The CRS rules affect the operations of smaller travel agencies, primarily by prohibiting certain CRS practices that could unreasonably restrict the travel agencies' ability to use more than one system or to switch systems. The rules prohibit CRS contracts that have a term longer than five years, give travel agencies the right to use third- party hardware and software, and prohibit certain types of contract clauses, such as minimum use and parity clauses, that restrict an agency's ability to use multiple systems. By prohibiting display bias based on carrier identity, the rules also enable travel agencies to obtain more useful displays of airline services.

Our proposed rule contains no direct reporting, record-keeping, or other compliance requirements that would affect small entities. There are no other federal rules that duplicate, overlap, or conflict with our proposed rules.

Interested persons may address our tentative conclusions under the Regulatory Flexibility Act in their comments submitted in response to this notice of proposed rulemaking.

I certify under section 605(b) of the Regulatory Flexibility Act (5 U.S.C. et seq.) that this regulation will not have a significant economic impact on a substantial number of small entities.

Paperwork Reduction Act

This proposal contains no collection-of-information requirements subject to the Paperwork Reduction Act, Public Law. No. 96-511, 44 U.S.C. Chapter 35.

Federalism Assessment

This proposed rule has been reviewed in accordance with the principles and criteria contained in Executive Order 13132, dated August 4, 1999, and it has been determined that this action does not have a substantial direct effect on the States, on the relationship between the national government and the States, or on the distribution of power and responsibilities among the various levels of government. This proposed rule will not limit the policymaking discretion of the States. Nothing in this proposal would directly preempt any State law or regulation. We are proposing this amendment primarily under the authority granted us by 49 U.S.C. 41712 to prevent unfair methods of competition and unfair and deceptive practices in the sale of air transportation. We believe that the policy set forth in this proposed rule is consistent with the principles, criteria, and requirements of the Federalism Executive Order and the Department's governing statute. Comments on these conclusions are welcomed and should be submitted to the docket.

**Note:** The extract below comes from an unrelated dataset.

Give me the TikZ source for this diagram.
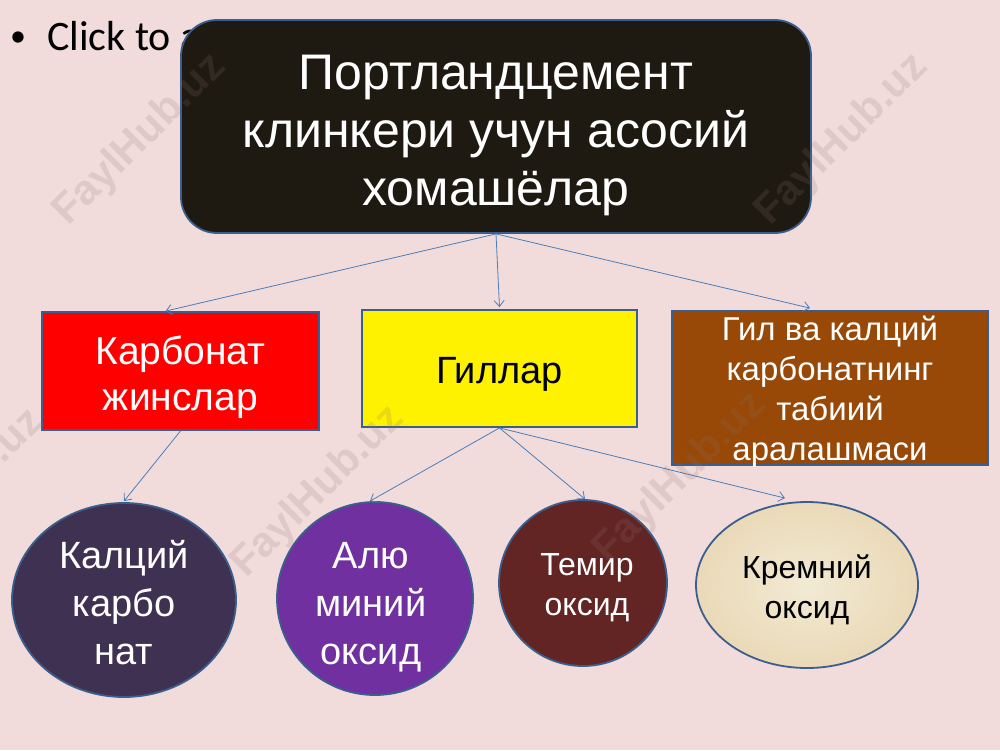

List of Subjects in 14 CFR Part 255

Air carriers, Antitrust, Consumer protection, Reporting and recordkeeping requirements, Travel agents.

Accordingly, the Department of Transportation proposes to amend 14 CFR Part 255, Carrier-owned Computer Reservations Systems, as follows:

PART 255--[AMENDED]

  1. The authority citation for Part 255 continues to read as follows:

    Authority: 49 U.S.C. 40101, 40102, 40105, 40113, 41712.

  2. Section 255.12 is revised to read as follows:

    Sec. 255.12 Termination.

    The rules in this part terminate on March 31, 2001.

    Issued in Washington, D.C. on February 25, 2000, under authority delegated by 49 CFR Sec. 1.56a(h)2. Robert S. Goldner, Acting Deputy Assistant Secretary for Aviation and International Affairs.